## Raw data
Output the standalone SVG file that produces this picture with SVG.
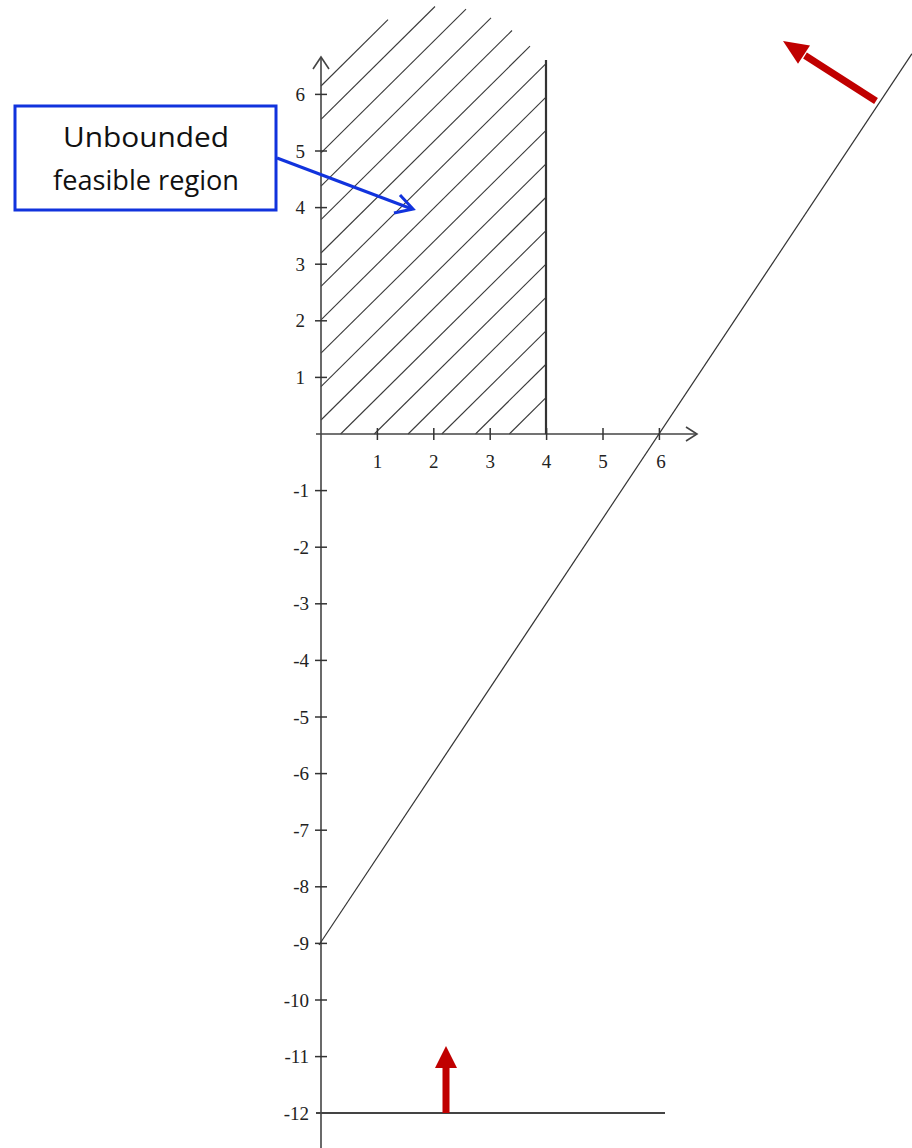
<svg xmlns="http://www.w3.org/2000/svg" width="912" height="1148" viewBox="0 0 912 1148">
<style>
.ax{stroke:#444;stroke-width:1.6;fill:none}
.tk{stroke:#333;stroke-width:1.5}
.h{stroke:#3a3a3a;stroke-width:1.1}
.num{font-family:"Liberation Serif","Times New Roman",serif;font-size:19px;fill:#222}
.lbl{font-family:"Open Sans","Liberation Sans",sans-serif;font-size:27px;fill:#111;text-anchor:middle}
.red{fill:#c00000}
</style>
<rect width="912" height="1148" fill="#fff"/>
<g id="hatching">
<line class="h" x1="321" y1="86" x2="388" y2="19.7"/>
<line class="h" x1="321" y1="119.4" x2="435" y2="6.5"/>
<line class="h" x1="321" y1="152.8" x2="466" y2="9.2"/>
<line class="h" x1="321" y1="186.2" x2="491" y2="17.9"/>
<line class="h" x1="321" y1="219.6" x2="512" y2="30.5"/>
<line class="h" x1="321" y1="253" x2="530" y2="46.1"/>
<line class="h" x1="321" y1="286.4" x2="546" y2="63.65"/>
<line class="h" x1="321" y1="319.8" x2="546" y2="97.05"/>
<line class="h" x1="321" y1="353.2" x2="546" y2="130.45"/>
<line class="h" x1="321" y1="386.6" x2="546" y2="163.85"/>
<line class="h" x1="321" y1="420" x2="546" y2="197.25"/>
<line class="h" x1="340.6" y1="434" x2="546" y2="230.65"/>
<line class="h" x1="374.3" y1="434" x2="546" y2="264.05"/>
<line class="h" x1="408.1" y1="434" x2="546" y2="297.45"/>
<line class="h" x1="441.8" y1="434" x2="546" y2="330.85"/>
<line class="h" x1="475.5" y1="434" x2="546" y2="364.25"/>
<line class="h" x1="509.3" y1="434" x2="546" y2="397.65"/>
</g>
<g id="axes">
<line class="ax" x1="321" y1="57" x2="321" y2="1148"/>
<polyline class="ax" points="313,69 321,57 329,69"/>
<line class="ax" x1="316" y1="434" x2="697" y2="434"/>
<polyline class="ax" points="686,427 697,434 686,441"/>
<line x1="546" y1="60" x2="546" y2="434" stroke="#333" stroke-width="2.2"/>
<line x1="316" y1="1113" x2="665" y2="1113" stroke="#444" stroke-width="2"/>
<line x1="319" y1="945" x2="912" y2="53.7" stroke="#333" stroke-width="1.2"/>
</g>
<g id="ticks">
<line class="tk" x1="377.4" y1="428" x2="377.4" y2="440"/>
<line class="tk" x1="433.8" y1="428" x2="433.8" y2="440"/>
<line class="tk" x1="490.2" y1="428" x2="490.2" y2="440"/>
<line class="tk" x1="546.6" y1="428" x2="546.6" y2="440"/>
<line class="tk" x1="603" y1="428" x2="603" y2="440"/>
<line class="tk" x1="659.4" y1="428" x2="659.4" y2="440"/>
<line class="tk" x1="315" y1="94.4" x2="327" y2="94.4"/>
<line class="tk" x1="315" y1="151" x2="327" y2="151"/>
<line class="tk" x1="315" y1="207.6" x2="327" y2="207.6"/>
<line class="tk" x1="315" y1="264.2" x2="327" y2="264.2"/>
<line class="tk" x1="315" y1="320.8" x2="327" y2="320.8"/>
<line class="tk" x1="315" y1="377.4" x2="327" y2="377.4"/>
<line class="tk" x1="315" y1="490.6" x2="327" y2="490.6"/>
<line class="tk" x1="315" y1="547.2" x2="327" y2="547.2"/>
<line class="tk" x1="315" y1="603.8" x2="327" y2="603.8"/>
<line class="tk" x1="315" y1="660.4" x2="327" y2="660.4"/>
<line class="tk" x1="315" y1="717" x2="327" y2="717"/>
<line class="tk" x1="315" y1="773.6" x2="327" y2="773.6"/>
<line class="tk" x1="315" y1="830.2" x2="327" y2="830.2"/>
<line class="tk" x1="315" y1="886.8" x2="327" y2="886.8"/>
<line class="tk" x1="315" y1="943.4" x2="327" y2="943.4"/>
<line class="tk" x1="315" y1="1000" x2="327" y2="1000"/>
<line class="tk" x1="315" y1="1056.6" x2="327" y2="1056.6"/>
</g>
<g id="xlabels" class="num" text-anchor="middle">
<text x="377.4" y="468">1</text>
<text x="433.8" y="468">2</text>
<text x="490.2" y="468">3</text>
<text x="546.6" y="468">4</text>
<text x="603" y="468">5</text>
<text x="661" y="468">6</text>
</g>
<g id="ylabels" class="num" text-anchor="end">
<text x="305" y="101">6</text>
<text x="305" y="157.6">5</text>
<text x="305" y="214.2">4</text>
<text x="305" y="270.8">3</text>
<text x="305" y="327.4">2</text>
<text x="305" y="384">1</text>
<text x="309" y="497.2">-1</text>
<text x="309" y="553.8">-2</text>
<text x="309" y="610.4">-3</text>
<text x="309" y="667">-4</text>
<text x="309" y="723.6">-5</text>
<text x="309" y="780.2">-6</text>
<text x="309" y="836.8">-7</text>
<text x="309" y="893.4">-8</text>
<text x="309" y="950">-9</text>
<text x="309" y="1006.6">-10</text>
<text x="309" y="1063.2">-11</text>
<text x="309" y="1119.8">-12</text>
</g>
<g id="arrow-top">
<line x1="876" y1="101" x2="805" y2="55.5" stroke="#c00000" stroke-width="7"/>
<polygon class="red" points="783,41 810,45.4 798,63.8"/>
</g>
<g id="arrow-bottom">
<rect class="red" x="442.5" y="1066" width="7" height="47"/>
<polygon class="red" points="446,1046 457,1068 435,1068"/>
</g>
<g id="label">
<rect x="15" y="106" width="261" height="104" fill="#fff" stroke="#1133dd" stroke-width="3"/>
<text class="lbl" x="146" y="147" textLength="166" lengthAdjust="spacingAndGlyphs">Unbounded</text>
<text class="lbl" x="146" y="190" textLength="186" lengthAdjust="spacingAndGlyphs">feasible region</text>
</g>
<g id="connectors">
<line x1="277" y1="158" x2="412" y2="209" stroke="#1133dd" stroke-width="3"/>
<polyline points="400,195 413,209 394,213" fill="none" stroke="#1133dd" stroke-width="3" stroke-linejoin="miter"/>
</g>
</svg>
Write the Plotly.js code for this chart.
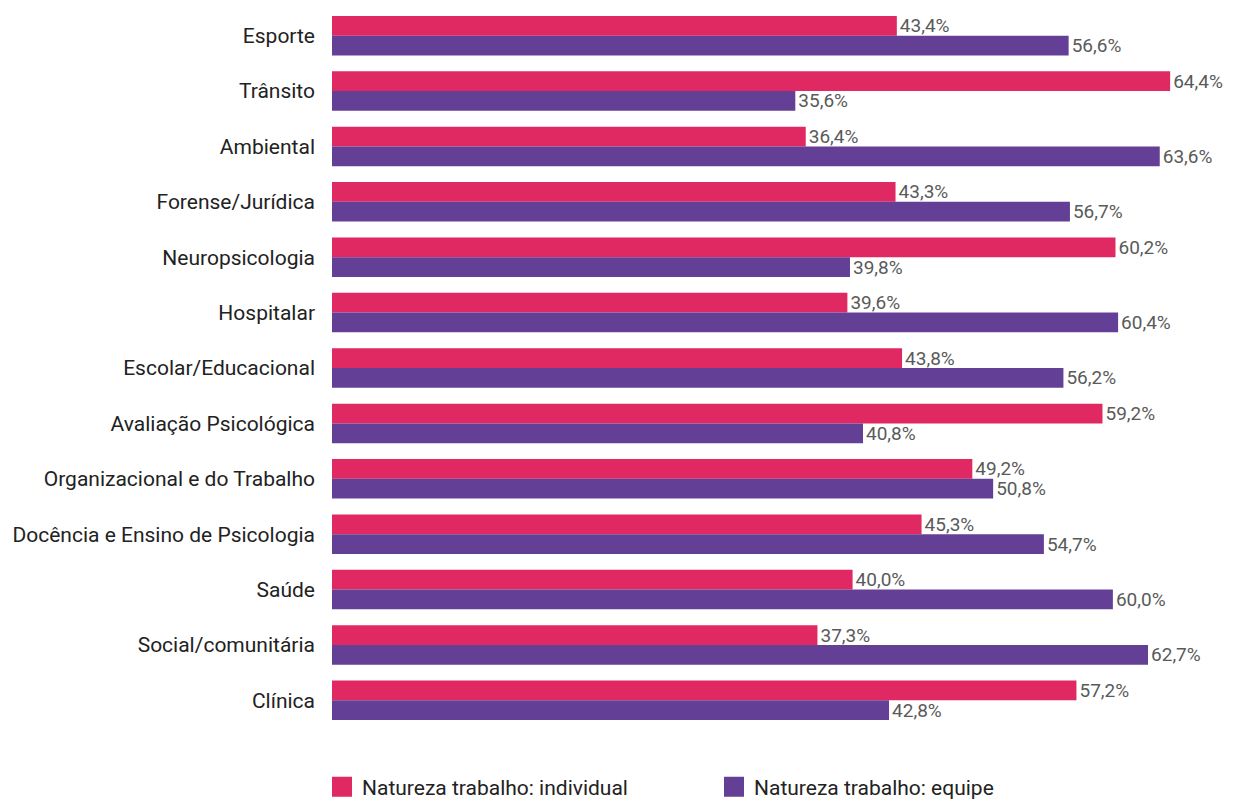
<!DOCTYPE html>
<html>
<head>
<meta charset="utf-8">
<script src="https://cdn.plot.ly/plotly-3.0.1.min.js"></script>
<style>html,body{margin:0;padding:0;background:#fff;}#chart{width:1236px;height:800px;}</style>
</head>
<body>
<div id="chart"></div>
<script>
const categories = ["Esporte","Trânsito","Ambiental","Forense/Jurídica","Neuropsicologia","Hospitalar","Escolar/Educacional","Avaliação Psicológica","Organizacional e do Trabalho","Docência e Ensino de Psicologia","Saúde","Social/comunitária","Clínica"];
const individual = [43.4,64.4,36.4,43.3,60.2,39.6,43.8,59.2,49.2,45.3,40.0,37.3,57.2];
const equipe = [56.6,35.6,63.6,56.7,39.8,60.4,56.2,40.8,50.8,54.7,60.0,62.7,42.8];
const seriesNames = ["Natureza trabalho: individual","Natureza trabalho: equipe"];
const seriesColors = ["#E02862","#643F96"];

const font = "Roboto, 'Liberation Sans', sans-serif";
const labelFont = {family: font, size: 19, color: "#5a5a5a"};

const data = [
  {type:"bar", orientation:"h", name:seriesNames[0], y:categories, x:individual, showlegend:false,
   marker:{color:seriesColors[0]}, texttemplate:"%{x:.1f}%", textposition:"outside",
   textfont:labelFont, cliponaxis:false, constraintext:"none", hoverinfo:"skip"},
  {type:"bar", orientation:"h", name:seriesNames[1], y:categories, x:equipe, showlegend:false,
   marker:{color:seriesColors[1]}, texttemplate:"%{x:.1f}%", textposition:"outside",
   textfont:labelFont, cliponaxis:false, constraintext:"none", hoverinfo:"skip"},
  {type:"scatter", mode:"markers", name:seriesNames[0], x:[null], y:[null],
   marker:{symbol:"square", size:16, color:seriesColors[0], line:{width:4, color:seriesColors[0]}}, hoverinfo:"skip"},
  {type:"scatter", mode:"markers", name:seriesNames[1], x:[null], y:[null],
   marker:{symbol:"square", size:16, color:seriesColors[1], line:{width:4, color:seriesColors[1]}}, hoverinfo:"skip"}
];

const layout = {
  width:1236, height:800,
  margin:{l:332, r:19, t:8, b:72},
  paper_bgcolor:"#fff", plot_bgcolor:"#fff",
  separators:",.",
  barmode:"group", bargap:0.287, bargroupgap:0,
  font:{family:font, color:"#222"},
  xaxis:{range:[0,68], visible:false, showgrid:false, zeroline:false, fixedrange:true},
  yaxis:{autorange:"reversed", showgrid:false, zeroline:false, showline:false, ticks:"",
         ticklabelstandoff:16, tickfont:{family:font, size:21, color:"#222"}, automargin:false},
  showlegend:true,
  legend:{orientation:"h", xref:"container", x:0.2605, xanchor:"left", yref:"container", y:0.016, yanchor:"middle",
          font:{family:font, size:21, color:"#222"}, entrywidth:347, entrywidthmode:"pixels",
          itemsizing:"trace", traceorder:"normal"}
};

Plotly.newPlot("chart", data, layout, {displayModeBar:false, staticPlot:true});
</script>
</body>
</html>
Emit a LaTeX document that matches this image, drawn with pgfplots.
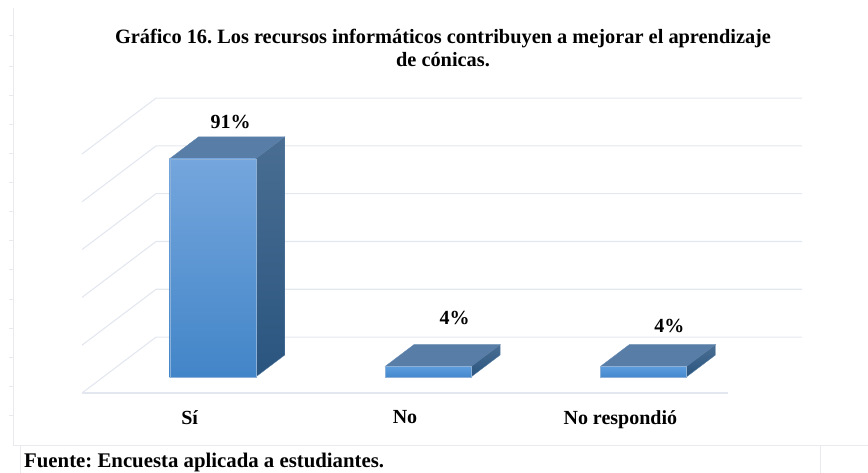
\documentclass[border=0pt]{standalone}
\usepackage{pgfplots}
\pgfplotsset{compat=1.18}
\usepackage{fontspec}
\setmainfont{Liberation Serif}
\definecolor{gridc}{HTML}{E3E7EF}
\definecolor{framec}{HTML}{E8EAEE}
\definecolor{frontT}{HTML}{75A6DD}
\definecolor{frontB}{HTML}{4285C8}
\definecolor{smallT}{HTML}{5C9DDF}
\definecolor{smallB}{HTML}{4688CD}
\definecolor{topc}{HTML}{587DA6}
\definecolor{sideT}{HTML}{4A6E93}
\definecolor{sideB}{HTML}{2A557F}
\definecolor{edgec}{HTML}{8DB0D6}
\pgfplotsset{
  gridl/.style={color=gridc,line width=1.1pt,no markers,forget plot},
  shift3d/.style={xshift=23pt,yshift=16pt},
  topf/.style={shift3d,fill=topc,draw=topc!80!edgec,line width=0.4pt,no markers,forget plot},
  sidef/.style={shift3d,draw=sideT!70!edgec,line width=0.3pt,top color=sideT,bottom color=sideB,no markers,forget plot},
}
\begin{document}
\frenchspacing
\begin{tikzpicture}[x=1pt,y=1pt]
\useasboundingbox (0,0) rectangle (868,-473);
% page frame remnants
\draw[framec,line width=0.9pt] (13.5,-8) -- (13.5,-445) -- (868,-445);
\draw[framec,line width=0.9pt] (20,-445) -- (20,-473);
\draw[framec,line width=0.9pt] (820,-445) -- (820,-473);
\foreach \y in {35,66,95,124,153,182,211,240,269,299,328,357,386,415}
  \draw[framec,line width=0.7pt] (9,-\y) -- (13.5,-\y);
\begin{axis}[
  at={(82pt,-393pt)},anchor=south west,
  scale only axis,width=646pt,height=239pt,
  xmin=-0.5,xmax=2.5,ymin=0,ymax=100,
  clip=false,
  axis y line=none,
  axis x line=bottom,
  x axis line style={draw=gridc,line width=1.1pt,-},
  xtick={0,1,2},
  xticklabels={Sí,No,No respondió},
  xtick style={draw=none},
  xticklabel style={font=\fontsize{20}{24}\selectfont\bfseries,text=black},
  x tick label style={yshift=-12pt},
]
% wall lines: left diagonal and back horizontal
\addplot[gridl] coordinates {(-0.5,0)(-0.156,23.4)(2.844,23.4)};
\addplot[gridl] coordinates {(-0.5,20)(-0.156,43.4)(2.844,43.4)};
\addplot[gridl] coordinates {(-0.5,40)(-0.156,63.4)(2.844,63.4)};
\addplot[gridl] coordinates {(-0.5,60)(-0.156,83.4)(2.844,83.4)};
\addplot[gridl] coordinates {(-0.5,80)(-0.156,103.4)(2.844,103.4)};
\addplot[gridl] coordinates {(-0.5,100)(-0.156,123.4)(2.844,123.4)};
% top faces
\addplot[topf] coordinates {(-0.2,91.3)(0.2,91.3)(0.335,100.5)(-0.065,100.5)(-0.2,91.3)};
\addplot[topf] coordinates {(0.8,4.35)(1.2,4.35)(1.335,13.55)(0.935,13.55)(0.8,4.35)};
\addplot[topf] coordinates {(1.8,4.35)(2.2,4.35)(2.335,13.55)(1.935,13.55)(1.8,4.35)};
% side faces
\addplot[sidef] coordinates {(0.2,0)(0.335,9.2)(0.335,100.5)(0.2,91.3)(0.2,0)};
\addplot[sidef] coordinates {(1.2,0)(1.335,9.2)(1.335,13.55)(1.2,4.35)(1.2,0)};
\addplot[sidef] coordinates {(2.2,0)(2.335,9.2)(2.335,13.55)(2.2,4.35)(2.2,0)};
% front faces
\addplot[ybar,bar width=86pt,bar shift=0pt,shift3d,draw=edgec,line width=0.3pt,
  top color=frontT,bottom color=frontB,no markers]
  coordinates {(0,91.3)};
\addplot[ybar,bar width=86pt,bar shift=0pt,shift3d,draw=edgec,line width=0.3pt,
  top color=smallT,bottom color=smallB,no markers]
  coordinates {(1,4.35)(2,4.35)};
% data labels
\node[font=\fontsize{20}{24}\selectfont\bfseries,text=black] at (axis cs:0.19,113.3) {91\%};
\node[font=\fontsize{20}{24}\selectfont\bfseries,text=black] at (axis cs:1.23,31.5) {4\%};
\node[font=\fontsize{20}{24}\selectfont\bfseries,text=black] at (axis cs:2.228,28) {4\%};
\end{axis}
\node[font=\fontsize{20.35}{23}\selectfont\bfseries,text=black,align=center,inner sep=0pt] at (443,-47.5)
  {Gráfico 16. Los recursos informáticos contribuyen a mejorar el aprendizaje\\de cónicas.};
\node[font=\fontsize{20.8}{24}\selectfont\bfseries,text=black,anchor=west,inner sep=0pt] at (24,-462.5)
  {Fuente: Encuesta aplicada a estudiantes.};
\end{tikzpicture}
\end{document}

## Goal
Pick out all lines from the data above in which the word "with" appears.

## Exercise output
Output the standalone SVG file that produces this picture with SVG.
Emit a LaTeX document that matches this image, drawn with pgfplots.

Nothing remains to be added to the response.